Business Today

Serving them right

K. R. Balasubramanyam        Print Edition: Dec 11, 2011

Governments across states seem to have begun to take governance seriously. The Bharatiya Janata Party government in Karnataka is all set to pass the Right to Services Bill, seeking to enforce and inculcate accountability in the bureaucracy. The proposed law lays down strict time frames for delivery of certain public services, as well as punishment for officials who delay or deny a service without a valid reason.

Karnataka is the latest among a handful of states to embrace the right to services law, which was first introduced by Madhya Pradesh last year. Bihar, Delhi, Punjab, Jharkhand and Rajasthan have also passed laws along similar lines. While in Madhya Pradesh and Bihar the legislation covers 52 and 40 services respectively, Karnataka seeks to bring 90 services under its ambit. In Rajasthan, the law covers 108 services across 15 departments.

MUST READ: How a new system in Karnataka cuts corruption at checkpoints

"The proposed law is not just about punishing officials who deny a rightful public service," says Karnataka's Law and Urban Development Minister S. Suresh Kumar, who led the initiative to draft the law. "It also provides for recognising and incentivising good work.
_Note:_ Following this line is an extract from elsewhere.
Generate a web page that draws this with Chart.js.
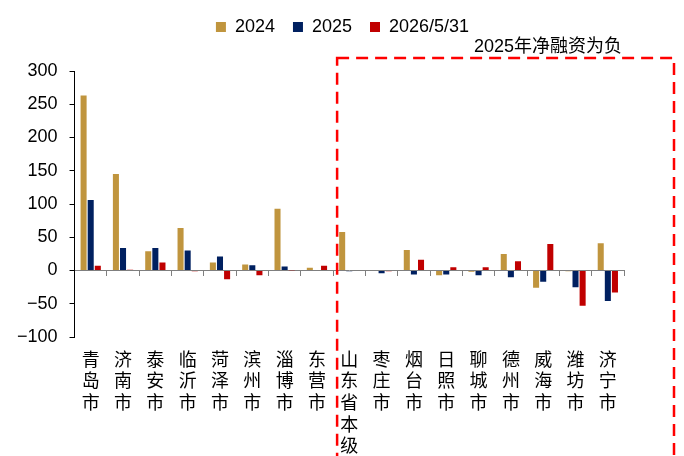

For example, officials with a record of zero defaults will get both cash incentives and letters of appreciation every year which will brighten their career prospects," Increasingly, states are opting for the law, because the citizen charters put out by government departments - which promised to deliver certain public services within a stipulated time - have not been taken seriously by officials as they lacked teeth.

KARNATAKA'S GAME PLAN

  • Covers 90 services from 10 government departments
  • Service seeker gets a number, can track the progress of his request
  • Fine of Rs 20 for each day's delay
  • Officials with 25 defaults in a year to be labelled habitual offenders
  • Cash incentive of Rs 5,000 for officials with zero defaults

It is too early to say if the law will be effective, and if so, to what extent. This is because, in most states, it was enacted only in the last few months. Awareness is still low. The Right to Information Act, too, was invoked sparingly in the beginning. Its usage increased as awareness picked up.

"The law is a step in the right direction. Now files will start moving quickly in government offices," says U. Ramadas Kamath, Senior Vice President at Infosys, who interacts with government agencies frequently. "It will help everyone, including the business community."

Suresh Kumar thinks the investor community, too, will find the Karnataka's law useful, as it will cover some of the services businessmen have to regularly deal with, such as revenue, labour, some functions of the municipality, and so on. "Once in force, the law will bring about a sense of accountability in officials leading to better governance, and hence, a better climate for private investment," he says.

In 2010, India ranked 87th among 178 countries on global anti-corruption watchdog Transparency International's Corruption Perception Index, falling three places from its 84th position in 2009. According to the survey, more than 50 per cent of Indians have had a close brush with bribery.